=== Exercise objective ===
Search the material below for the word "chart" and copy every line in which it occurs.
━━ Given information ━━
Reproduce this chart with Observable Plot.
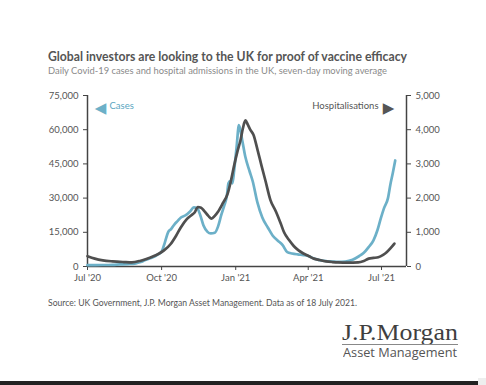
<!DOCTYPE html>
<html><head><meta charset="utf-8">
<script src="https://cdn.jsdelivr.net/npm/d3@7"></script>
<script src="https://cdn.jsdelivr.net/npm/@observablehq/plot@0.6"></script>
<style>
html,body{margin:0;padding:0;background:#fff;}
#wrap{position:relative;width:486px;height:385px;overflow:hidden;background:#fff;font-family:Lato,"Open Sans",sans-serif;}
.t{position:absolute;white-space:nowrap;line-height:1;transform-origin:0 0;}
#title{left:48px;top:50px;font-size:13px;font-weight:700;color:#555;}
#subtitle{left:48px;top:66px;font-size:9.5px;color:#8a8a8a;}
#source{left:48px;top:299px;font-size:8.5px;color:#555;}
#logo1{left:342px;top:321px;font-family:"Liberation Serif",serif;font-size:23px;color:#3f3f3f;}
#logo2{left:343px;top:347px;font-family:"Open Sans",sans-serif;font-size:12.5px;color:#555;}
#logoline{position:absolute;left:342px;top:344px;width:116px;height:1px;background:#888;}
#chart{position:absolute;left:0;top:80px;}
#bar{position:absolute;left:0;top:381px;width:478px;height:4px;background:#222;}
#bar2{position:absolute;left:478px;top:378px;width:8px;height:7px;background:#eee;}
</style></head>
<body><div id="wrap">
<div class="t" id="title">Global investors are looking to the UK for proof of vaccine efficacy</div>
<div class="t" id="subtitle">Daily Covid-19 cases and hospital admissions in the UK, seven-day moving average</div>
<div id="chart"></div>
<div class="t" id="source">Source: UK Government, J.P. Morgan Asset Management. Data as of 18 July 2021.</div>
<div class="t" id="logo1">J.P.Morgan</div>
<div id="logoline"></div>
<div class="t" id="logo2">Asset Management</div>
<div id="bar"></div><div id="bar2"></div>
</div>
<script>
// ---- data ----
const caseDates = ["2020-07-01","2020-07-10","2020-07-20","2020-08-01","2020-08-10","2020-08-20","2020-08-30","2020-09-05","2020-09-10","2020-09-15","2020-09-20","2020-09-26","2020-10-01","2020-10-05","2020-10-09","2020-10-13","2020-10-17","2020-10-21","2020-10-25","2020-10-31","2020-11-05","2020-11-10","2020-11-14","2020-11-18","2020-11-22","2020-11-27","2020-12-01","2020-12-06","2020-12-10","2020-12-14","2020-12-18","2020-12-21","2020-12-23","2020-12-25","2020-12-28","2020-12-30","2021-01-02","2021-01-05","2021-01-09","2021-01-13","2021-01-18","2021-01-22","2021-01-28","2021-02-03","2021-02-10","2021-02-16","2021-02-22","2021-02-28","2021-03-06","2021-03-12","2021-03-19","2021-03-26","2021-03-31","2021-04-08","2021-04-15","2021-04-23","2021-05-01","2021-05-08","2021-05-17","2021-05-26","2021-06-03","2021-06-09","2021-06-15","2021-06-21","2021-06-26","2021-06-30","2021-07-04","2021-07-09","2021-07-12","2021-07-15","2021-07-18"];
const caseValues = [600,620,650,750,900,1050,1400,2000,2700,3400,4000,5200,6500,10500,15000,16500,18500,20000,21500,22500,24000,25900,25600,22500,18000,15200,14500,14800,17500,22500,27000,31000,36500,37500,36500,42000,52000,62000,55500,48000,42000,37500,28000,21500,17000,13500,11400,9500,6300,5700,5300,5000,4700,3500,2800,2400,2200,2000,2200,3000,4500,6000,8500,11500,16000,21000,25500,30000,36000,41000,46500];
const hospDates = ["2020-07-01","2020-07-10","2020-07-20","2020-08-01","2020-08-15","2020-08-25","2020-09-05","2020-09-12","2020-09-20","2020-09-28","2020-10-04","2020-10-12","2020-10-19","2020-10-25","2020-11-01","2020-11-07","2020-11-11","2020-11-15","2020-11-19","2020-11-23","2020-11-28","2020-12-02","2020-12-06","2020-12-10","2020-12-16","2020-12-22","2020-12-26","2020-12-30","2021-01-03","2021-01-07","2021-01-10","2021-01-13","2021-01-16","2021-01-19","2021-01-23","2021-01-28","2021-02-02","2021-02-07","2021-02-13","2021-02-20","2021-02-26","2021-03-02","2021-03-08","2021-03-14","2021-03-20","2021-03-26","2021-04-02","2021-04-08","2021-04-15","2021-04-23","2021-05-01","2021-05-08","2021-05-20","2021-06-02","2021-06-09","2021-06-15","2021-06-21","2021-06-27","2021-07-03","2021-07-07","2021-07-12","2021-07-17"];
const hospValues = [300,230,180,150,130,120,170,220,290,380,470,650,900,1150,1380,1500,1580,1740,1720,1620,1480,1400,1480,1600,1850,2130,2500,2950,3350,3700,4050,4270,4150,4000,3850,3420,2950,2500,1950,1600,1250,1000,780,600,470,380,300,230,190,150,130,120,115,120,160,230,250,270,340,410,530,670];
const leftTicks = [0,15000,30000,45000,60000,75000];
const rightTicks = [0,1000,2000,3000,4000,5000];
const xTicks = ["2020-07-01","2020-10-01","2021-01-01","2021-04-01","2021-07-01"];
const xDomain = ["2020-07-01","2021-08-01"];
const casesLabel = "Cases";
const hospLabel = "Hospitalisations";

// ---- chart ----
const ratio = leftTicks[leftTicks.length-1] / rightTicks[rightTicks.length-1];
const cases = caseDates.map((d,i)=>({date:new Date(d), value:caseValues[i]}));
const hosp = hospDates.map((d,i)=>({date:new Date(d), value:hospValues[i]*ratio}));
const fmt = d3.format(",");
const dom = xDomain.map(d=>new Date(d));
const blue = "#6cb0c8", grey = "#4f4f4f", axisC = "#444";

const chart = Plot.plot({
  width:486, height:210,
  marginLeft:87, marginRight:80, marginTop:15, marginBottom:24,
  x:{type:"utc", domain:dom},
  y:{domain:[0, leftTicks[leftTicks.length-1]]},
  style:{fontFamily:"Lato, sans-serif", fontSize:"9.5px", color:"#555", background:"transparent", overflow:"visible"},
  marks:[
    Plot.axisY({anchor:"left", ticks:leftTicks, tickFormat:fmt, tickSize:4, tickPadding:5, label:null, stroke:axisC}),
    Plot.axisY({anchor:"right", ticks:rightTicks.map(v=>v*ratio), tickFormat:d=>fmt(d/ratio), tickSize:4, tickPadding:5, label:null, stroke:axisC}),
    Plot.axisX({ticks:xTicks.map(d=>new Date(d)), tickFormat:d3.utcFormat("%b '%y"), tickSize:4, tickPadding:4, label:null, stroke:axisC}),
    Plot.ruleX([dom[0]], {stroke:axisC, strokeWidth:1.5}),
    Plot.ruleX([dom[1]], {stroke:axisC, strokeWidth:1.5}),
    Plot.ruleY([0], {stroke:axisC, strokeWidth:1.5}),
    Plot.lineY(cases, {x:"date", y:"value", stroke:blue, strokeWidth:2.7, curve:"monotone-x"}),
    Plot.lineY(hosp, {x:"date", y:"value", stroke:grey, strokeWidth:2.7, curve:"monotone-x"}),
    Plot.text(["◀"], {frameAnchor:"top-left", dx:13, dy:7, fill:blue, fontSize:15, fontFamily:"DejaVu Sans", textAnchor:"middle"}),
    Plot.text([casesLabel], {frameAnchor:"top-left", dx:22, dy:7, fill:"#5aa6c1", fontSize:9.5, textAnchor:"start"}),
    Plot.text(["▶"], {frameAnchor:"top-right", dx:-18, dy:7, fill:"#555", fontSize:15, fontFamily:"DejaVu Sans", textAnchor:"middle"}),
    Plot.text([hospLabel], {frameAnchor:"top-right", dx:-28, dy:7, fill:"#555", fontSize:9.5, textAnchor:"end"})
  ]
});
document.getElementById("chart").appendChild(chart);

// fit text widths horizontally
function fit(id, target){
  const el = document.getElementById(id);
  const w = el.getBoundingClientRect().width;
  el.style.transform = `scaleX(${target/w})`;
}
fit("title", 359);
fit("subtitle", 339);
fit("source", 309);
fit("logo1", 116);
fit("logo2", 114);
</script>
</body></html>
━━━
=== Answer to the problem ===
Reproduce this chart with Observable Plot.
#chart{position:absolute;left:0;top:80px;}
<div id="chart"></div>
// ---- chart ----
const chart = Plot.plot({
document.getElementById("chart").appendChild(chart);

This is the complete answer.